About 1000 students have kidnapped and held hostage in forests around Kaduna in recent times.

In his confessional statement, Auwal Abubakar admitted they also supplied intelligence to the bandits, which helped them map out their banditry.

“I started the bakery business in 2018. Before then, I was an okada (commercial motorcycle) rider, but I was always losing them to bandits who sometimes ambushed us,” said another supplier, Hassan.

So he was later advised to pivot into bakery.

“I started with about N21,000 and now make about N400,000 a month.”

According to him, the boom in my business began when I started supplying bread to bandits—many of whom he knows.

“I normally stay close to the part of the forest where they are camped. It was during one of such movement in 2019 that I met Mohammed and he bought 10 loaves of bread and took my phone number.

“I sold the bread for N200 each instead of the regular market price, which was N170.  The next day, he called me, saying that the bread was so sweet and asked me to bring 20 more loaves,” he said.

They later advanced him more money to bake for them.

“They started with N20,000 worth of bread and gradually increased it to N50,000 a day. After removing the cost of the ingredients, I make as much as N150,000 in a week.
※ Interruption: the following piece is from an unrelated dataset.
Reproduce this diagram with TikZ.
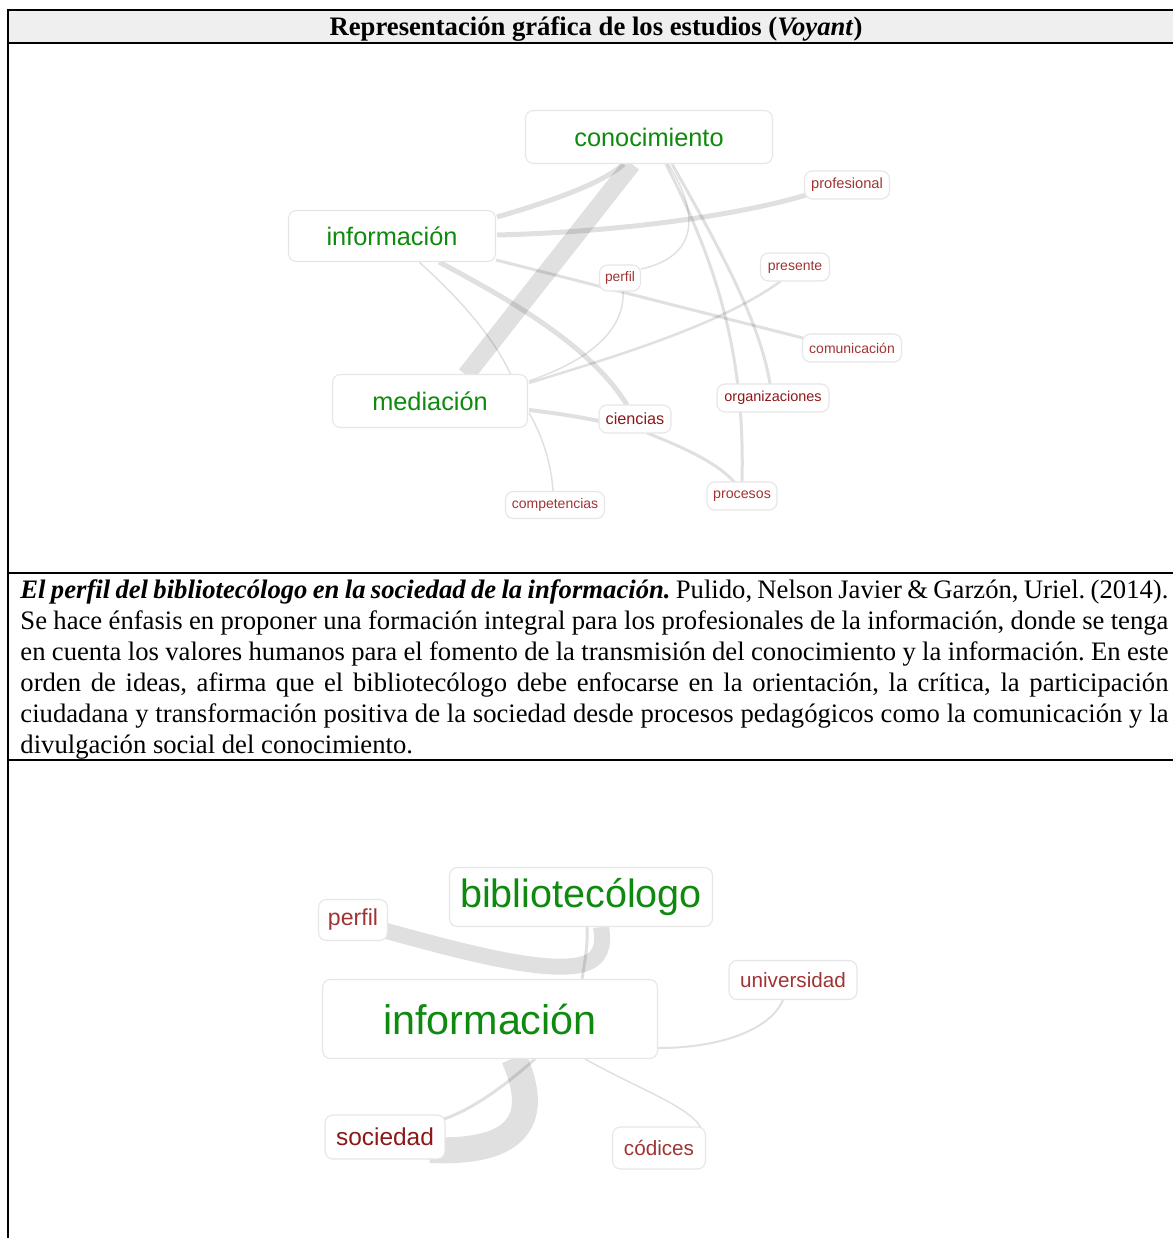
\documentclass[tikz,border=0pt]{standalone}
\usepackage{fontspec}
\setmainfont{Liberation Serif}
\setsansfont{Liberation Sans}
\usetikzlibrary{calc,backgrounds}
\definecolor{vgreen}{HTML}{0E8A0E}
\definecolor{vred}{HTML}{A03434}
\definecolor{vdred}{HTML}{8E1818}
\definecolor{boxc}{HTML}{E6E6E6}
\definecolor{hdr}{HTML}{EFEFEF}
\tikzset{
  wbox/.style={draw=boxc, fill=white, rounded corners=3.6pt, line width=0.5pt, inner sep=0pt},
  sz/.style 2 args={minimum width=#1*0.45pt, minimum height=#2*0.45pt},
  fs/.style={font=\sffamily\fontsize{#1}{#1}\selectfont},
  big/.style={wbox, text=vgreen},
  sml/.style={wbox, text=vred},
  smd/.style={wbox, text=vdred},
  lnk/.style={draw=black, draw opacity=0.12, line width=#1*0.45pt},
  rule/.style={line width=0.9pt, draw=black}
}
\frenchspacing
\begin{document}
\begin{tikzpicture}[x=0.45pt,y=-0.45pt]
\useasboundingbox (0,0) rectangle (1173,1238);
% table
\fill[hdr] (8,10) rectangle (1173,43);
\draw[rule] (8,1238) -- (8,10) -- (1173,10);
\draw[rule] (8,43) -- (1173,43);
\draw[rule] (8,573) -- (1173,573);
\draw[rule] (8,760) -- (1173,760);
\node[anchor=base, inner sep=0pt, font=\fontsize{12}{14}\selectfont\bfseries] (title) at (596,36)
  {Representación gráfica de los estudios (\textit{Voyant})};
\node[anchor=base west, inner sep=0pt, text width=1148*0.45pt, align=justify,
      font=\frenchspacing\fontsize{12}{13.95}\selectfont] (caption) at (20,598)
  {\textbf{\textit{El perfil del bibliotecólogo en la sociedad de la información.}} Pulido, Nelson Javier \& Garzón, Uriel. (2014).\linebreak
  Se hace énfasis en proponer una formación integral para los profesionales de la información, donde se tenga\linebreak
  en cuenta los valores humanos para el fomento de la transmisión del conocimiento y la información. En este\linebreak
  orden de ideas, afirma que el bibliotecólogo debe enfocarse en la orientación, la crítica, la participación\linebreak
  ciudadana y transformación positiva de la sociedad desde procesos pedagógicos como la comunicación y la\linebreak
  divulgación social del conocimiento.\par};
% ---------- graph 1 nodes
\node[big, sz={247}{53}, fs=11.4] (con) at (649,137) {conocimiento};
\node[big, sz={207}{51}, fs=11.4] (inf1) at (392,236) {información};
\node[big, sz={195}{53}, fs=11.4] (med) at (430,401) {mediación};
\node[sml, sz={85}{28}, fs=6.6] (prof) at (847,185) {profesional};
\node[sml, sz={69}{28}, fs=6.3] (pres) at (795,267) {presente};
\node[sml, sz={41}{26}, fs=6.2] (perf1) at (620,278) {perfil};
\node[sml, sz={99}{28}, fs=6.3] (comu) at (852,348) {comunicación};
\node[smd, sz={112}{28}, fs=6.5] (orga) at (773,398) {organizaciones};
\node[smd, sz={72}{28}, fs=7.3] (cien) at (635,419) {ciencias};
\node[sml, sz={70}{28}, fs=6.4] (proc) at (742,496) {procesos};
\node[sml, sz={99}{27}, fs=6.3] (comp) at (555,505) {competencias};
% ---------- graph 2 nodes
\node[big, sz={263}{59}, fs=17.8] (bib) at (581,897) {bibliotecólogo};
\node[big, sz={335}{79}, fs=18.6] (inf2) at (490,1019) {información};
\node[sml, sz={69}{41}, fs=10.4] (perf2) at (353,920) {perfil};
\node[sml, sz={128}{39}, fs=9.3] (univ) at (793,980) {universidad};
\node[smd, sz={120}{44}, fs=11] (soc) at (385,1137) {sociedad};
\node[sml, sz={93}{42}, fs=9.3] (codi) at (659,1148) {códices};
% ---------- links
\begin{pgfonlayer}{background}
% graph 1
\draw[lnk=18] ($(con)+(-17,27)$) -- ($(med)+(36,-26)$);
\draw[lnk=5] ($(inf1)+(105,-19)$) .. controls (545,203) and (600,185) .. ($(con)+(-25,27)$);
\draw[lnk=5] ($(inf1)+(105,-1)$) .. controls (620,232) and (740,215) .. ($(prof)+(-41,10)$);
\draw[lnk=3] ($(inf1)+(104,24)$) -- ($(comu)+(-49,-10)$);
\draw[lnk=5] ($(inf1)+(47,26)$) .. controls (510,300) and (590,345) .. ($(cien)+(-8,-14)$);
\draw[lnk=1.5] ($(inf1)+(27,26)$) .. controls (450,290) and (490,330) .. ($(med)+(81,-26)$);
\draw[lnk=1.5] ($(con)+(19,27)$) .. controls (695,205) and (705,255) .. ($(perf1)+(21,-9)$);
\draw[lnk=1.5] ($(perf1)+(3,13)$) .. controls (625,330) and (590,360) .. ($(med)+(99,-20)$);
\draw[lnk=2.5] ($(pres)+(-14,14)$) .. controls (720,325) and (620,355) .. ($(med)+(99,-18)$);
\draw[lnk=3] ($(con)+(17,27)$) .. controls (720,270) and (745,360) .. ($(proc)+(0,-14)$);
\draw[lnk=3] ($(con)+(23,27)$) .. controls (715,240) and (760,320) .. ($(orga)+(-3,-14)$);
\draw[lnk=4] ($(med)+(99,9)$) .. controls (555,413) and (580,417) .. ($(cien)+(-36,2)$);
\draw[lnk=3] ($(cien)+(12,14)$) .. controls (690,450) and (720,465) .. ($(proc)+(-7,-13)$);
\draw[lnk=1.5] ($(med)+(99,12)$) .. controls (545,440) and (552,470) .. ($(comp)+(-2,-13)$);
% graph 2
\draw[lnk=16] ($(perf2)+(30,10)$) .. controls (480,957) and (545,972) .. (580,965)
   .. controls (602,960) and (604,945) .. ($(bib)+(20,30)$);
\draw[lnk=3] ($(bib)+(6,30)$) .. controls (588,945) and (585,960) .. ($(inf2)+(92,-40)$);
\draw[lnk=26] ($(inf2)+(24,39)$) .. controls (530,1095) and (545,1155) .. ($(soc)+(45,13)$);
\draw[lnk=3] ($(inf2)+(45,40)$) .. controls (500,1090) and (470,1110) .. ($(soc)+(59,-18)$);
\draw[lnk=2] ($(inf2)+(168,29)$) .. controls (720,1048) and (770,1030) .. ($(univ)+(-10,20)$);
\draw[lnk=1.5] ($(inf2)+(95,40)$) .. controls (640,1090) and (700,1110) .. ($(codi)+(44,-14)$);
\end{pgfonlayer}
\end{tikzpicture}
\end{document}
The delivery point was close to their hideout in the forest, but he wasn’t allowed in to the forest.

“They never threatened me because I minded my business. They know that people are avoiding them; that was why they normally encouraged me by paying for the bread before I baked it. So, I do not know about their kidnap business; I only sell my bread and leave.”
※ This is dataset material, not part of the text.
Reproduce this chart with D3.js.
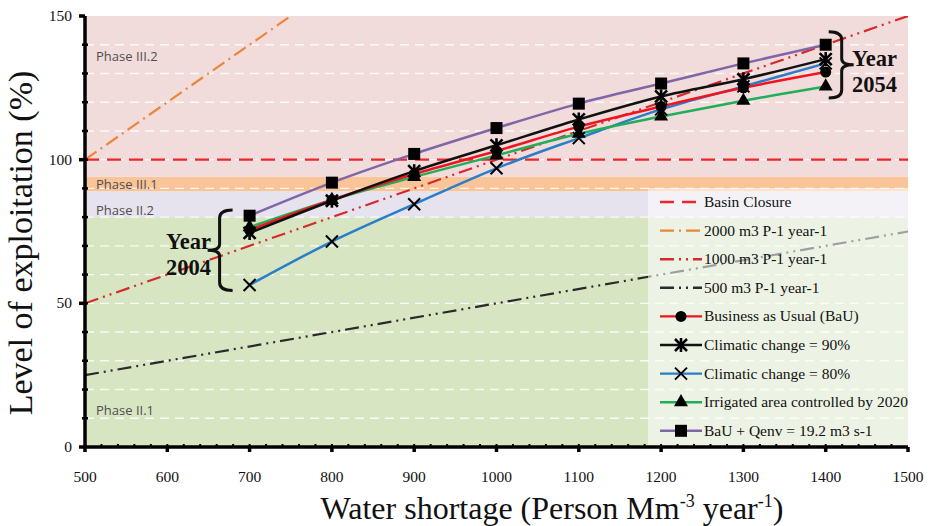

He would have continued his quiet business if the police team had not arrested his workers who eventually outed him.

Abubakar just became a worker at Magaji bakery in Galadinma. He is a farmer who needed to get busy while waiting for rain. He earned N500 and a loaf of bread daily.

“Most of our bread was sold to bandits. I know that they are bandits. Everyone knows them. I did not fear that they would kidnap me because we minded our business,” he said who insisted he never knew it’s a crime selling bread to bandits.

“They don’t cover their faces. We know their villages. The only thing is that they now live in the forest.

“They have no families. It is only some of their commanders that are married with children.

He said they are many in the bush, multiplying as the government kills them.

“I did not join them because of my family. My relatives had warned me that one day, the army would bomb the place and I would die.”

His co-staffer also confessed.

“Part of my job is to sell it in the neighbouring communities every day. The bandits are our best customers. Instead of trekking around and begging people to buy bread, we just deliver everything to them and go home.”

The co-workers said their own families had sternly warned them not to join the criminals.

The farthest they could go was mind their own business—of selling bread to the hungry, bandits or regular people.